▶ Directions for this task
Reproduce exactly only the lines from the line that holds "Write a web" to the line that holds "const yTickLabels = ['0', '0.1', '0.2', '0.3', '0.4', '0.5'];", inclusive, in the listing below, and please leave out every picture.

* begin Supplied information *

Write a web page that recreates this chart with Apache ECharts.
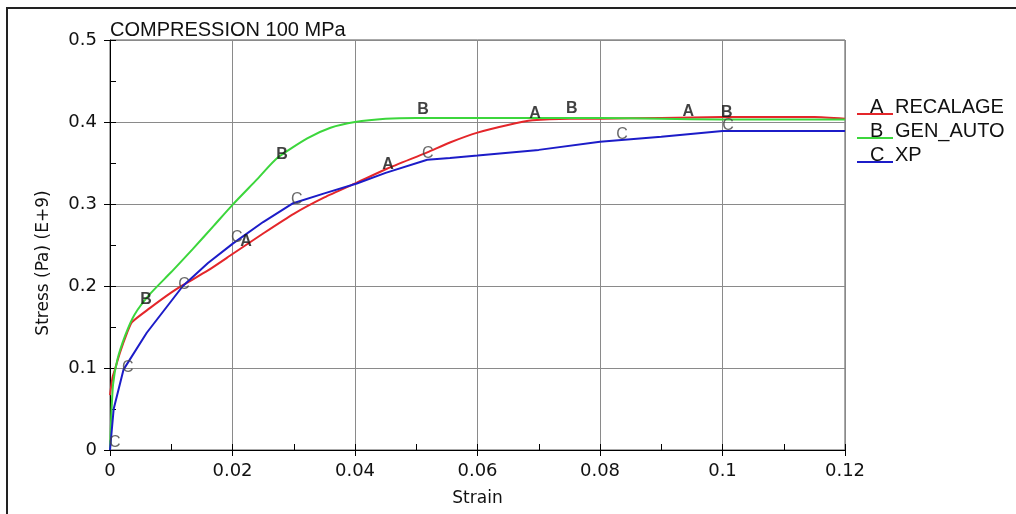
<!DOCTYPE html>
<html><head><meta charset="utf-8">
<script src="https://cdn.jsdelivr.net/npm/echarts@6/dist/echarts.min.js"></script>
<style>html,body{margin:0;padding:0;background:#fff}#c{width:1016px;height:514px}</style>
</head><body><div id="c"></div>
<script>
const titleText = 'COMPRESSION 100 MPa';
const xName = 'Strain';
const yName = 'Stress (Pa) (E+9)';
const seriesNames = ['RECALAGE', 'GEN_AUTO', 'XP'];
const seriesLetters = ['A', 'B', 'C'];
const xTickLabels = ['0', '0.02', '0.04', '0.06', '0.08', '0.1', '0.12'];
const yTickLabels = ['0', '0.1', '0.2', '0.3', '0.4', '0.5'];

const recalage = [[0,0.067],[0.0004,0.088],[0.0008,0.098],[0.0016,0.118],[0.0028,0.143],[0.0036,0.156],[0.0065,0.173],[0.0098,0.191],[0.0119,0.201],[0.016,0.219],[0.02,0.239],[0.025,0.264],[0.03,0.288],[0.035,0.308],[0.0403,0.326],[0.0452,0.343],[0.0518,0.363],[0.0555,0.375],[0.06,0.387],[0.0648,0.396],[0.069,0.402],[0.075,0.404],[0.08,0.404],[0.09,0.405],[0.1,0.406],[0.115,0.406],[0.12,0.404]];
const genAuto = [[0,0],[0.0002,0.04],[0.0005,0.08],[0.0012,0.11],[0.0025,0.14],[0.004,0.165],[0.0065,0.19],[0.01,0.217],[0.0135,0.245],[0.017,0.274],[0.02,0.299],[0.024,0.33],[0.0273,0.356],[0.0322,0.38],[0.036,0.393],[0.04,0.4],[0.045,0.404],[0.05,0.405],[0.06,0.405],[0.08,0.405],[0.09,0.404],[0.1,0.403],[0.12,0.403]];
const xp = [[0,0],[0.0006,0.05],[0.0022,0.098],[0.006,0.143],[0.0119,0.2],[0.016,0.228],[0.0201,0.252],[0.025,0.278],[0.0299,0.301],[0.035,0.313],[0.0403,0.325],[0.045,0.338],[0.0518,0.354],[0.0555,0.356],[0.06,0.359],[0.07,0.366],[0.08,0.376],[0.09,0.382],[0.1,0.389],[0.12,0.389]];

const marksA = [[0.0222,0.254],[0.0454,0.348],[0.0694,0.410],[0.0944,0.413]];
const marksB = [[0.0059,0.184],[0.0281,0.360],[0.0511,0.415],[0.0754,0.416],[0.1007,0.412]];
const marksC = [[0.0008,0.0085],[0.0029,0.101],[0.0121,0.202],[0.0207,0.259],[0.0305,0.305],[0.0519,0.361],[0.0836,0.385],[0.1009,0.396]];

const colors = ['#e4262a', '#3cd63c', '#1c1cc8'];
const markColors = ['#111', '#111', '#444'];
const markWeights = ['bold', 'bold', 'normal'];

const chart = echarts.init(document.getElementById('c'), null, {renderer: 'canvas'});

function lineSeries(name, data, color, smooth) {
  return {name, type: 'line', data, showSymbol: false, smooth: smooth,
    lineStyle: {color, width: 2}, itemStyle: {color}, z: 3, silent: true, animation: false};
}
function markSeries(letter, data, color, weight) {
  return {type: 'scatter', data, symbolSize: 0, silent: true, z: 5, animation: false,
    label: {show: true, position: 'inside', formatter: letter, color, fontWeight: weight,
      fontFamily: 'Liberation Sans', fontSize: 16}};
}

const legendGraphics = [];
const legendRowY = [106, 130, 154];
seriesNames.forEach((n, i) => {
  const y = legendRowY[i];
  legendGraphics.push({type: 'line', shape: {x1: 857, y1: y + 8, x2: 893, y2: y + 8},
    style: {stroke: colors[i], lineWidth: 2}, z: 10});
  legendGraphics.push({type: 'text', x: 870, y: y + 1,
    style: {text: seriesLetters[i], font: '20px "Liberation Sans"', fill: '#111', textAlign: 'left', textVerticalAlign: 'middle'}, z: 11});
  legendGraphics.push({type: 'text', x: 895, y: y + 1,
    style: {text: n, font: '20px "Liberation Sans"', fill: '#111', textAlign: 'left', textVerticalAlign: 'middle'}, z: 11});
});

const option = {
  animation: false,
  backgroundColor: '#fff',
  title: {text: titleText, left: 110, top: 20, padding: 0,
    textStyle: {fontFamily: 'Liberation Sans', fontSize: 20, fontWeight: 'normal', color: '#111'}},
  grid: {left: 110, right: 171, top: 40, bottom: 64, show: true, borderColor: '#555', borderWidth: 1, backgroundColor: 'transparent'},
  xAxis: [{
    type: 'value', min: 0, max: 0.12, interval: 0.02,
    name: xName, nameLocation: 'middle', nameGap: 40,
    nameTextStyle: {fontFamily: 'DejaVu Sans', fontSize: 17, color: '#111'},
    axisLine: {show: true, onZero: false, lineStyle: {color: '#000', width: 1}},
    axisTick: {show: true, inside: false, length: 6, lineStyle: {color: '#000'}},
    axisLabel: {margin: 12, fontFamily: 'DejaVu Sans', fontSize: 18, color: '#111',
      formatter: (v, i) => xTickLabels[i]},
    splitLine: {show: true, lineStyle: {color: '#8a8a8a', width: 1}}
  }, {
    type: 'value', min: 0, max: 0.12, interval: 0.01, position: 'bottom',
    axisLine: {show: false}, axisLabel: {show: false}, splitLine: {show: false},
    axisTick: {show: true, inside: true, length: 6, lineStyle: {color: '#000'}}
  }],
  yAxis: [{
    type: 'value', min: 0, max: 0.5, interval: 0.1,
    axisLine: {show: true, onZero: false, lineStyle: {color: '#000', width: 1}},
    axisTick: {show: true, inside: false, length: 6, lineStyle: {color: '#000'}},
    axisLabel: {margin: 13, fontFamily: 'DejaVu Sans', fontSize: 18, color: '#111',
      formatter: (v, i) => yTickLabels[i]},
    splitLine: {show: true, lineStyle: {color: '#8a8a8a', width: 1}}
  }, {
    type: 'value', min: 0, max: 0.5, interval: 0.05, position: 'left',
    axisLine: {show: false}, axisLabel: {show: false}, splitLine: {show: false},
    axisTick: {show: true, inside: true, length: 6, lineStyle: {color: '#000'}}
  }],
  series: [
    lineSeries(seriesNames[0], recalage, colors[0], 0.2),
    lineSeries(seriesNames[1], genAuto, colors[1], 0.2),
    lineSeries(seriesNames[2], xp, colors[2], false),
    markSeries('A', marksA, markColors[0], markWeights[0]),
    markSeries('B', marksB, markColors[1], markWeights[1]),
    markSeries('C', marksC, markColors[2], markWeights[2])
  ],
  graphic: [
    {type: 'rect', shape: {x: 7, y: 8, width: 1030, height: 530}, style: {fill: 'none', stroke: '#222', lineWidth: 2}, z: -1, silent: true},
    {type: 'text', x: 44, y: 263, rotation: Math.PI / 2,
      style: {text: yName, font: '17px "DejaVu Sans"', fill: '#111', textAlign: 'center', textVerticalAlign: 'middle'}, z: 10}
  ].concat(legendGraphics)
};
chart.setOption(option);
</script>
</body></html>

* end Supplied information *
* begin Supplied information *

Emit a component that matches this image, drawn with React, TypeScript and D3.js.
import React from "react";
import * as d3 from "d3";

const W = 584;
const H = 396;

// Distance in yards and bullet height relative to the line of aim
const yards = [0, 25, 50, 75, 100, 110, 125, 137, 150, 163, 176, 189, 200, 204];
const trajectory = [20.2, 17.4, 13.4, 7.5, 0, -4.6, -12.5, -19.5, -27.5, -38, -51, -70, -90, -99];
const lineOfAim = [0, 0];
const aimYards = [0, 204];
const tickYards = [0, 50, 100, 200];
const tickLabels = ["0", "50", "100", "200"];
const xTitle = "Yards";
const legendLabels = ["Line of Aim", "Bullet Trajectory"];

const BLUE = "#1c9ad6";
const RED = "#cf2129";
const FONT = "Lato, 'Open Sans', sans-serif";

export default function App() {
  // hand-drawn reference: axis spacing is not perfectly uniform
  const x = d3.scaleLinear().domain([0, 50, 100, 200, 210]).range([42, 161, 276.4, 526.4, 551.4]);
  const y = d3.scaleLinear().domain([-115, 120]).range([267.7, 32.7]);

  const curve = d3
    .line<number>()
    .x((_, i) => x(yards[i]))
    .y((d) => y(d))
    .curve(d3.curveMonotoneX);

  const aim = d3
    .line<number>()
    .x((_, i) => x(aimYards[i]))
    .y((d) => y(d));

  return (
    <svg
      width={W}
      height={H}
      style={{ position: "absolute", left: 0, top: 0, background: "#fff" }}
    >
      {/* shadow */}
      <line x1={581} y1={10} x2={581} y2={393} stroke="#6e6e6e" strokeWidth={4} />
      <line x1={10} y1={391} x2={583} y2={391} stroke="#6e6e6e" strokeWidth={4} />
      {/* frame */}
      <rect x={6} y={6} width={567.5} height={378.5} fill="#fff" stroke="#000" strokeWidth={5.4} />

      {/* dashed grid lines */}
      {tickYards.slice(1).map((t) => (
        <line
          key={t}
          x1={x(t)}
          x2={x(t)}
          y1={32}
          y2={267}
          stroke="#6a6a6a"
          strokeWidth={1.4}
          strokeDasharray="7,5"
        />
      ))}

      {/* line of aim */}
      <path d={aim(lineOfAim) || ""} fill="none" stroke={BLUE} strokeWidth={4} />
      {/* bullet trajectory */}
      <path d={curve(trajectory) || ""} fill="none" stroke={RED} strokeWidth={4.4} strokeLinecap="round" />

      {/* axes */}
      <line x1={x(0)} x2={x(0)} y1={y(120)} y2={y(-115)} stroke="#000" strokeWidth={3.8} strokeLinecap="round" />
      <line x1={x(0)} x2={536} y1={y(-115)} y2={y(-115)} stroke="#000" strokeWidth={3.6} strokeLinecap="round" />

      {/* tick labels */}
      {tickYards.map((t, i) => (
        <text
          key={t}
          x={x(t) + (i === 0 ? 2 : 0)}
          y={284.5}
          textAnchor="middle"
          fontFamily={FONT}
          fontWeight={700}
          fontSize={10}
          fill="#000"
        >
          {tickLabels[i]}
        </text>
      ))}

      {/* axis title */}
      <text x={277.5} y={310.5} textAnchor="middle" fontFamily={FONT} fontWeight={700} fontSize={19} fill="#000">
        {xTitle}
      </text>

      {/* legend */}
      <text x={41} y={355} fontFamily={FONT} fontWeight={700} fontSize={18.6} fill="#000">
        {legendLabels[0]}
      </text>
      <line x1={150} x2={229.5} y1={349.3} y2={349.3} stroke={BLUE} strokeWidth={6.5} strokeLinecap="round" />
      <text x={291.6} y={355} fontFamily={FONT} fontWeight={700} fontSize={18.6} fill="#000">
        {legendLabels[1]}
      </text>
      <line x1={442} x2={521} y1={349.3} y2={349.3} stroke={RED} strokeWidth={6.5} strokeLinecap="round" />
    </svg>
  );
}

* end Supplied information *

▶ Response below
Write a web page that recreates this chart with Apache ECharts.
<!DOCTYPE html>
<html><head><meta charset="utf-8">
<script src="https://cdn.jsdelivr.net/npm/echarts@6/dist/echarts.min.js"></script>
<style>html,body{margin:0;padding:0;background:#fff}#c{width:1016px;height:514px}</style>
</head><body><div id="c"></div>
<script>
const titleText = 'COMPRESSION 100 MPa';
const xName = 'Strain';
const yName = 'Stress (Pa) (E+9)';
const seriesNames = ['RECALAGE', 'GEN_AUTO', 'XP'];
const seriesLetters = ['A', 'B', 'C'];
const xTickLabels = ['0', '0.02', '0.04', '0.06', '0.08', '0.1', '0.12'];
const yTickLabels = ['0', '0.1', '0.2', '0.3', '0.4', '0.5'];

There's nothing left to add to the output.